DATA EXTRACT —
---

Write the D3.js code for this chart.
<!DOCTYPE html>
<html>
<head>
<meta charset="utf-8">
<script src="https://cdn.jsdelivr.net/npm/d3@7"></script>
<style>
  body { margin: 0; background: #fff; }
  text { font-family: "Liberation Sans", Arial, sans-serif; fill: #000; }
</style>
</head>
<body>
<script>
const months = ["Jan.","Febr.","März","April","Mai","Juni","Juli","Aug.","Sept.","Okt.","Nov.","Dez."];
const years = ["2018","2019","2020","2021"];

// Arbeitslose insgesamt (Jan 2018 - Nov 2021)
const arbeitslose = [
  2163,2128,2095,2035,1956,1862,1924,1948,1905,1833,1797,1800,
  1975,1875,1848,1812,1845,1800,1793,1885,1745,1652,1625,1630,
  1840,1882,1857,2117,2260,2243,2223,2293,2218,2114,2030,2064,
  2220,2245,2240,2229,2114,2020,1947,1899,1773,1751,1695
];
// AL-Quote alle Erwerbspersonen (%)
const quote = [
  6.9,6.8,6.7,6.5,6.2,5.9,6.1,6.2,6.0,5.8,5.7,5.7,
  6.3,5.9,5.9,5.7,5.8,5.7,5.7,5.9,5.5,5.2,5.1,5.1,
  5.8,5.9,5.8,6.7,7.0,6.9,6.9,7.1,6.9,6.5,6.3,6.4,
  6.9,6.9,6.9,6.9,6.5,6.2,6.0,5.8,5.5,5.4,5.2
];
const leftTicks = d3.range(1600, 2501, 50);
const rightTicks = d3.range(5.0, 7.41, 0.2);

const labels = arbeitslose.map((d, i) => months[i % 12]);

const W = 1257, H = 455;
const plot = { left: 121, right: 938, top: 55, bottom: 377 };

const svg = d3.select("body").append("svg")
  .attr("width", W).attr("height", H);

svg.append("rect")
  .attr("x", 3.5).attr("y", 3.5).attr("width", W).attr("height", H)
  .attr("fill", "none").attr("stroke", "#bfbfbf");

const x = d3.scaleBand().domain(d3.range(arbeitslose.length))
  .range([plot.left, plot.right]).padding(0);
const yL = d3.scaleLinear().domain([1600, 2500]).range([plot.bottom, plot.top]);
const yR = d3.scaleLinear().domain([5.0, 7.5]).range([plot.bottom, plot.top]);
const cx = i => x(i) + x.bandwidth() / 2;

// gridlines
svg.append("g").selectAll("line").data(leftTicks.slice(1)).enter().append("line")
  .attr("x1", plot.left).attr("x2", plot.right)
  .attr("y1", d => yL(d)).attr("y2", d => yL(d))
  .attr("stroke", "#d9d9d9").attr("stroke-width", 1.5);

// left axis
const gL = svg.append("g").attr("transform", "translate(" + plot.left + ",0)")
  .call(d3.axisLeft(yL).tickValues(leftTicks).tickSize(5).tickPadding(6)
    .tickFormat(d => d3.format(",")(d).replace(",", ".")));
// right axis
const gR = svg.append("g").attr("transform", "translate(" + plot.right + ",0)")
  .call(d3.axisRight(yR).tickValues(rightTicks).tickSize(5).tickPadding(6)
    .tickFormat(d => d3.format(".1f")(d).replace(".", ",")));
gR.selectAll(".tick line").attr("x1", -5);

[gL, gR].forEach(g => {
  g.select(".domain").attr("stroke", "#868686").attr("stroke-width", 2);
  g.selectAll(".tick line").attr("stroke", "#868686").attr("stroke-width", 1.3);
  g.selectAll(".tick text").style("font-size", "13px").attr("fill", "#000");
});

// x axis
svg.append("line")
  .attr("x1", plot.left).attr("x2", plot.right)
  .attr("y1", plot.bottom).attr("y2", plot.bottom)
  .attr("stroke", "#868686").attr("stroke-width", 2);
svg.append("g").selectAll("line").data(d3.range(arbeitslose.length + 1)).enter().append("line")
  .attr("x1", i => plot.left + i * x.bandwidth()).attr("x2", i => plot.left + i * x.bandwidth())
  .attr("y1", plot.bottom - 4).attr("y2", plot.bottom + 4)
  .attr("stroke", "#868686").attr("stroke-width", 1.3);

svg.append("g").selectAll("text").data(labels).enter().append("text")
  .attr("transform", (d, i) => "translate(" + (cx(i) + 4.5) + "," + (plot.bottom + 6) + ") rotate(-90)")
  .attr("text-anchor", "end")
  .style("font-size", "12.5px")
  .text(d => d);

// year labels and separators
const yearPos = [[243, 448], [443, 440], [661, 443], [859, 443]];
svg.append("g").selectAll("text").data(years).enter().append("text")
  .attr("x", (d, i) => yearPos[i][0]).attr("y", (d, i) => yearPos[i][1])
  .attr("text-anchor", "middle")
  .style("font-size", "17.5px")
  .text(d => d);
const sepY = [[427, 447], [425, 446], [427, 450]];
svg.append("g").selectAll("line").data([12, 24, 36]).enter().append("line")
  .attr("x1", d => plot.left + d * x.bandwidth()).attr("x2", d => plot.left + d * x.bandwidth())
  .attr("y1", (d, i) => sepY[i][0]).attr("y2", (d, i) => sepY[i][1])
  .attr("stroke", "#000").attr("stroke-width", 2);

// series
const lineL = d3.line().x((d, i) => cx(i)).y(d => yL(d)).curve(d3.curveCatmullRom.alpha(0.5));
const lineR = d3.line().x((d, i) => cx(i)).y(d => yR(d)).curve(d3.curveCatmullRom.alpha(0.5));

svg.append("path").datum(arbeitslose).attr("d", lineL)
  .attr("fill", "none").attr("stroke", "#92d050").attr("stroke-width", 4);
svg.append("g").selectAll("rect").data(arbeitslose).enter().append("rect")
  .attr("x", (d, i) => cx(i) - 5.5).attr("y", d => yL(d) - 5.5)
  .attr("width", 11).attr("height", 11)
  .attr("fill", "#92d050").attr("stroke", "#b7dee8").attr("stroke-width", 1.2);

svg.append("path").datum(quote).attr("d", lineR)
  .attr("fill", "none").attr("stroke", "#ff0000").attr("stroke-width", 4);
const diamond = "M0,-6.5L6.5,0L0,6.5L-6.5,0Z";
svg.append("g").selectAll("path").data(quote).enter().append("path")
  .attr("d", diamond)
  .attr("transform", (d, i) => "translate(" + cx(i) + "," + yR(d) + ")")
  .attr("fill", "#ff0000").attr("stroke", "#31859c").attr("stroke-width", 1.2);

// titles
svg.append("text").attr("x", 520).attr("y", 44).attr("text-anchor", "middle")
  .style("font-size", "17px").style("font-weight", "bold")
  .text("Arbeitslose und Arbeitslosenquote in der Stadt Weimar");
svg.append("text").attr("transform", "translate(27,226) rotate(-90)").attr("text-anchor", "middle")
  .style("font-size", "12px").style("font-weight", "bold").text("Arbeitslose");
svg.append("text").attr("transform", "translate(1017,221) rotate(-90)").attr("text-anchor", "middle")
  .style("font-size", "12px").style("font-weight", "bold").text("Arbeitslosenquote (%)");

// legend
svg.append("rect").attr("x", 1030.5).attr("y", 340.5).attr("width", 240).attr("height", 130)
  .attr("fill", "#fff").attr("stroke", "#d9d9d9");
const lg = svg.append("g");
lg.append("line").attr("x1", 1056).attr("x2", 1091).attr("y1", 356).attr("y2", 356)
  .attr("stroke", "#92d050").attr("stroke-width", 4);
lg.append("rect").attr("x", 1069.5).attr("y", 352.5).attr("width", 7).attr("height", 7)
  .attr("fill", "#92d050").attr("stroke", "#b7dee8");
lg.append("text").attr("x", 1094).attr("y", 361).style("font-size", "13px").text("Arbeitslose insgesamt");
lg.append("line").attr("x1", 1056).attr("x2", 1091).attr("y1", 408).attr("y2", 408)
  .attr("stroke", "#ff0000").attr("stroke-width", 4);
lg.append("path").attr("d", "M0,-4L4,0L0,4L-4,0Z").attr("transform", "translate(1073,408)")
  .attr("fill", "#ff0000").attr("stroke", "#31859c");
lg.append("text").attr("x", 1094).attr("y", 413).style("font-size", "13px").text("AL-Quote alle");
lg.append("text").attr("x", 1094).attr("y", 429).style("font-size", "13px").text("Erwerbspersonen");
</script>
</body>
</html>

---

TASK TO CARRY OUT — Include the first line, the line containing "55, bottom: 377", and every line between them, copied exactly from the material above; output no other line.

RESULT —
Write the D3.js code for this chart.
<!DOCTYPE html>
<html>
<head>
<meta charset="utf-8">
<script src="https://cdn.jsdelivr.net/npm/d3@7"></script>
<style>
  body { margin: 0; background: #fff; }
  text { font-family: "Liberation Sans", Arial, sans-serif; fill: #000; }
</style>
</head>
<body>
<script>
const months = ["Jan.","Febr.","März","April","Mai","Juni","Juli","Aug.","Sept.","Okt.","Nov.","Dez."];
const years = ["2018","2019","2020","2021"];

// Arbeitslose insgesamt (Jan 2018 - Nov 2021)
const arbeitslose = [
  2163,2128,2095,2035,1956,1862,1924,1948,1905,1833,1797,1800,
  1975,1875,1848,1812,1845,1800,1793,1885,1745,1652,1625,1630,
  1840,1882,1857,2117,2260,2243,2223,2293,2218,2114,2030,2064,
  2220,2245,2240,2229,2114,2020,1947,1899,1773,1751,1695
];
// AL-Quote alle Erwerbspersonen (%)
const quote = [
  6.9,6.8,6.7,6.5,6.2,5.9,6.1,6.2,6.0,5.8,5.7,5.7,
  6.3,5.9,5.9,5.7,5.8,5.7,5.7,5.9,5.5,5.2,5.1,5.1,
  5.8,5.9,5.8,6.7,7.0,6.9,6.9,7.1,6.9,6.5,6.3,6.4,
  6.9,6.9,6.9,6.9,6.5,6.2,6.0,5.8,5.5,5.4,5.2
];
const leftTicks = d3.range(1600, 2501, 50);
const rightTicks = d3.range(5.0, 7.41, 0.2);

const labels = arbeitslose.map((d, i) => months[i % 12]);

const W = 1257, H = 455;
const plot = { left: 121, right: 938, top: 55, bottom: 377 };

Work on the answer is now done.